» THE EXERCISE
Copy out the data below as written; omit any images.

» RECORDS TO PROCESS
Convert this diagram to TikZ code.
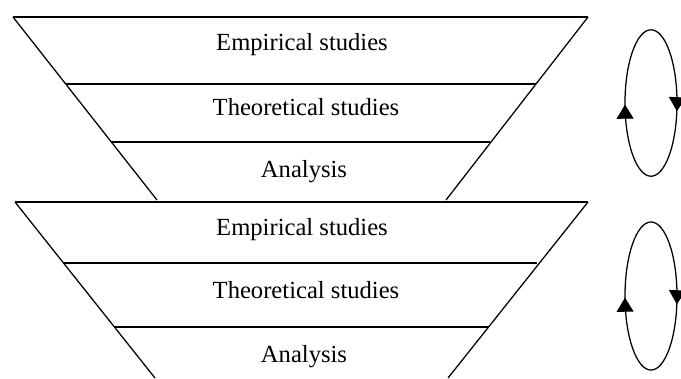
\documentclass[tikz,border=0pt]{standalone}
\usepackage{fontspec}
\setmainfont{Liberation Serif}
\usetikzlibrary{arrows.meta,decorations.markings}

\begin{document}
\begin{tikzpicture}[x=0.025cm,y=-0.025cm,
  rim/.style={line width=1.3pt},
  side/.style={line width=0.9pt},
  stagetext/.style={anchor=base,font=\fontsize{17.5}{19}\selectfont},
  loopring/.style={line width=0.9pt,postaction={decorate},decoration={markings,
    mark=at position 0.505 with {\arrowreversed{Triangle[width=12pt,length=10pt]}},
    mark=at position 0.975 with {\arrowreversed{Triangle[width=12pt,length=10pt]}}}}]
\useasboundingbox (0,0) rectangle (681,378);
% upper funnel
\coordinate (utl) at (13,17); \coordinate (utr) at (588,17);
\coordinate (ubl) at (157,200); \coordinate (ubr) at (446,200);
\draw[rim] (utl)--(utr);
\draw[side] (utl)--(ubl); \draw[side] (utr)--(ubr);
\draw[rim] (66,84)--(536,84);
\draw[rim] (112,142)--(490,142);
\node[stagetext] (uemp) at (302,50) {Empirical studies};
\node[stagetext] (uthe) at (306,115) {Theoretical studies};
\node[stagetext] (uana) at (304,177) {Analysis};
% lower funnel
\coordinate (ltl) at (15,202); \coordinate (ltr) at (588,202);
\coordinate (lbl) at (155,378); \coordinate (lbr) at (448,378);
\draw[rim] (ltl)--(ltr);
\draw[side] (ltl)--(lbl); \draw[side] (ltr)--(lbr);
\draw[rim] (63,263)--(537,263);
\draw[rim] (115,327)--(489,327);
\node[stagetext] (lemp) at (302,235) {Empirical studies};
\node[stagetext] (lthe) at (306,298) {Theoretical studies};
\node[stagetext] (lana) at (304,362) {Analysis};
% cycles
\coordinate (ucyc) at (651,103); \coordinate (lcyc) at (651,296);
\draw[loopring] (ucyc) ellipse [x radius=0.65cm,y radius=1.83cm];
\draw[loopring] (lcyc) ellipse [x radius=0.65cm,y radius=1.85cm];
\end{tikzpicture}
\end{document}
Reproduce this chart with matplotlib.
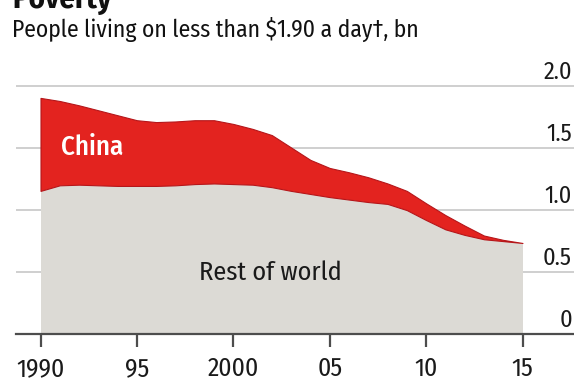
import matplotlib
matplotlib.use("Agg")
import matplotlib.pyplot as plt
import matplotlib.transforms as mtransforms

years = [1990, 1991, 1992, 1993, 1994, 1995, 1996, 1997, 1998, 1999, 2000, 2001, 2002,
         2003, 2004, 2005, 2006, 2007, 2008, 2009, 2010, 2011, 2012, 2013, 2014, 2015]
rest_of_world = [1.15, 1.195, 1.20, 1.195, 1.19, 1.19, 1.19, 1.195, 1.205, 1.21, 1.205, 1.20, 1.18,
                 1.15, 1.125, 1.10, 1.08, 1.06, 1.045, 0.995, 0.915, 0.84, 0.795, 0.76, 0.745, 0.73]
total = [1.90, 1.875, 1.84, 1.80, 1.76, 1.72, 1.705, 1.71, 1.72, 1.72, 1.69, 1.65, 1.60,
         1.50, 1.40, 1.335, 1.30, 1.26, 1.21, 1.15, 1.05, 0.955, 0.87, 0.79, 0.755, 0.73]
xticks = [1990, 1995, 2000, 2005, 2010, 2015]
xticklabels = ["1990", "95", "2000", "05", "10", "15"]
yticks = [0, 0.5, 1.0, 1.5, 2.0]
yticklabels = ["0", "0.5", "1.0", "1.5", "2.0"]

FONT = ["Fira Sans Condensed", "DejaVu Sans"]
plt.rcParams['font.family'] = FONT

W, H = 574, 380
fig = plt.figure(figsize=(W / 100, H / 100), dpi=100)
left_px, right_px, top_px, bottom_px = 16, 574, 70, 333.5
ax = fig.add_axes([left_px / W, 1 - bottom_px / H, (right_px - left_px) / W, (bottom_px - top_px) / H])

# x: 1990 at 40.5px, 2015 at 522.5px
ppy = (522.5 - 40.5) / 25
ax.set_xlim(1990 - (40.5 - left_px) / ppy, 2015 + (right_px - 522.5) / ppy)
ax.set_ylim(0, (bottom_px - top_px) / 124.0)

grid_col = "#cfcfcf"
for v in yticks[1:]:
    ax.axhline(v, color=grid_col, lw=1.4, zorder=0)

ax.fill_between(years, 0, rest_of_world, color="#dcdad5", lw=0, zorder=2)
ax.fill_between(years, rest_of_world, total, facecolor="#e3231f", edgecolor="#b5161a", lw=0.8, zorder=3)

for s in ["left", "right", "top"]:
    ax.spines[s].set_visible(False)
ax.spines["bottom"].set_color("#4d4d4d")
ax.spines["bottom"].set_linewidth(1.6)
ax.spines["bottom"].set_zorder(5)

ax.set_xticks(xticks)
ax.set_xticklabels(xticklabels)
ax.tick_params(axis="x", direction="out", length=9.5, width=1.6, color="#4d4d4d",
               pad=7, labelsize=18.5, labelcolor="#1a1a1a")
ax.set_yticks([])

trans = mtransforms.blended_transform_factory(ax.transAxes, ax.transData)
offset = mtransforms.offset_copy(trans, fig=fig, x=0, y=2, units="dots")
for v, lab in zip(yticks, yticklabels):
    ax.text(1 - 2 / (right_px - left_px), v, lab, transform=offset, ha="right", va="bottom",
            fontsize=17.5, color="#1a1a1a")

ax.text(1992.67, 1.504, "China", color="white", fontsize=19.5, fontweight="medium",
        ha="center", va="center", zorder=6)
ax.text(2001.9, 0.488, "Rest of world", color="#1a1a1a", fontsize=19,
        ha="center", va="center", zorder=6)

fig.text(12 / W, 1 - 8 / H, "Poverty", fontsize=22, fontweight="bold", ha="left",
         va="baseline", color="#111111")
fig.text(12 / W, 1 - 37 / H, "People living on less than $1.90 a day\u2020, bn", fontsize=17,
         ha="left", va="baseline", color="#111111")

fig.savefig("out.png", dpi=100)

» THE REPLY
Convert this diagram to TikZ code.
\documentclass[tikz,border=0pt]{standalone}
\usepackage{fontspec}
\setmainfont{Liberation Serif}
\usetikzlibrary{arrows.meta,decorations.markings}

\begin{document}
\begin{tikzpicture}[x=0.025cm,y=-0.025cm,
  rim/.style={line width=1.3pt},
  side/.style={line width=0.9pt},
  stagetext/.style={anchor=base,font=\fontsize{17.5}{19}\selectfont},
  loopring/.style={line width=0.9pt,postaction={decorate},decoration={markings,
    mark=at position 0.505 with {\arrowreversed{Triangle[width=12pt,length=10pt]}},
    mark=at position 0.975 with {\arrowreversed{Triangle[width=12pt,length=10pt]}}}}]
\useasboundingbox (0,0) rectangle (681,378);
% upper funnel
\coordinate (utl) at (13,17); \coordinate (utr) at (588,17);
\coordinate (ubl) at (157,200); \coordinate (ubr) at (446,200);
\draw[rim] (utl)--(utr);
\draw[side] (utl)--(ubl); \draw[side] (utr)--(ubr);
\draw[rim] (66,84)--(536,84);
\draw[rim] (112,142)--(490,142);
\node[stagetext] (uemp) at (302,50) {Empirical studies};
\node[stagetext] (uthe) at (306,115) {Theoretical studies};
\node[stagetext] (uana) at (304,177) {Analysis};
% lower funnel
\coordinate (ltl) at (15,202); \coordinate (ltr) at (588,202);
\coordinate (lbl) at (155,378); \coordinate (lbr) at (448,378);
\draw[rim] (ltl)--(ltr);
\draw[side] (ltl)--(lbl); \draw[side] (ltr)--(lbr);
\draw[rim] (63,263)--(537,263);
\draw[rim] (115,327)--(489,327);
\node[stagetext] (lemp) at (302,235) {Empirical studies};
\node[stagetext] (lthe) at (306,298) {Theoretical studies};
\node[stagetext] (lana) at (304,362) {Analysis};
% cycles
\coordinate (ucyc) at (651,103); \coordinate (lcyc) at (651,296);
\draw[loopring] (ucyc) ellipse [x radius=0.65cm,y radius=1.83cm];
\draw[loopring] (lcyc) ellipse [x radius=0.65cm,y radius=1.85cm];
\end{tikzpicture}
\end{document}
Reproduce this chart with matplotlib.
import matplotlib
matplotlib.use("Agg")
import matplotlib.pyplot as plt
import matplotlib.transforms as mtransforms

years = [1990, 1991, 1992, 1993, 1994, 1995, 1996, 1997, 1998, 1999, 2000, 2001, 2002,
         2003, 2004, 2005, 2006, 2007, 2008, 2009, 2010, 2011, 2012, 2013, 2014, 2015]
rest_of_world = [1.15, 1.195, 1.20, 1.195, 1.19, 1.19, 1.19, 1.195, 1.205, 1.21, 1.205, 1.20, 1.18,
                 1.15, 1.125, 1.10, 1.08, 1.06, 1.045, 0.995, 0.915, 0.84, 0.795, 0.76, 0.745, 0.73]
total = [1.90, 1.875, 1.84, 1.80, 1.76, 1.72, 1.705, 1.71, 1.72, 1.72, 1.69, 1.65, 1.60,
         1.50, 1.40, 1.335, 1.30, 1.26, 1.21, 1.15, 1.05, 0.955, 0.87, 0.79, 0.755, 0.73]
xticks = [1990, 1995, 2000, 2005, 2010, 2015]
xticklabels = ["1990", "95", "2000", "05", "10", "15"]
yticks = [0, 0.5, 1.0, 1.5, 2.0]
yticklabels = ["0", "0.5", "1.0", "1.5", "2.0"]

FONT = ["Fira Sans Condensed", "DejaVu Sans"]
plt.rcParams['font.family'] = FONT

W, H = 574, 380
fig = plt.figure(figsize=(W / 100, H / 100), dpi=100)
left_px, right_px, top_px, bottom_px = 16, 574, 70, 333.5
ax = fig.add_axes([left_px / W, 1 - bottom_px / H, (right_px - left_px) / W, (bottom_px - top_px) / H])

# x: 1990 at 40.5px, 2015 at 522.5px
ppy = (522.5 - 40.5) / 25
ax.set_xlim(1990 - (40.5 - left_px) / ppy, 2015 + (right_px - 522.5) / ppy)
ax.set_ylim(0, (bottom_px - top_px) / 124.0)

grid_col = "#cfcfcf"
for v in yticks[1:]:
    ax.axhline(v, color=grid_col, lw=1.4, zorder=0)

ax.fill_between(years, 0, rest_of_world, color="#dcdad5", lw=0, zorder=2)
ax.fill_between(years, rest_of_world, total, facecolor="#e3231f", edgecolor="#b5161a", lw=0.8, zorder=3)

for s in ["left", "right", "top"]:
    ax.spines[s].set_visible(False)
ax.spines["bottom"].set_color("#4d4d4d")
ax.spines["bottom"].set_linewidth(1.6)
ax.spines["bottom"].set_zorder(5)

ax.set_xticks(xticks)
ax.set_xticklabels(xticklabels)
ax.tick_params(axis="x", direction="out", length=9.5, width=1.6, color="#4d4d4d",
               pad=7, labelsize=18.5, labelcolor="#1a1a1a")
ax.set_yticks([])

trans = mtransforms.blended_transform_factory(ax.transAxes, ax.transData)
offset = mtransforms.offset_copy(trans, fig=fig, x=0, y=2, units="dots")
for v, lab in zip(yticks, yticklabels):
    ax.text(1 - 2 / (right_px - left_px), v, lab, transform=offset, ha="right", va="bottom",
            fontsize=17.5, color="#1a1a1a")

ax.text(1992.67, 1.504, "China", color="white", fontsize=19.5, fontweight="medium",
        ha="center", va="center", zorder=6)
ax.text(2001.9, 0.488, "Rest of world", color="#1a1a1a", fontsize=19,
        ha="center", va="center", zorder=6)

fig.text(12 / W, 1 - 8 / H, "Poverty", fontsize=22, fontweight="bold", ha="left",
         va="baseline", color="#111111")
fig.text(12 / W, 1 - 37 / H, "People living on less than $1.90 a day\u2020, bn", fontsize=17,
         ha="left", va="baseline", color="#111111")

fig.savefig("out.png", dpi=100)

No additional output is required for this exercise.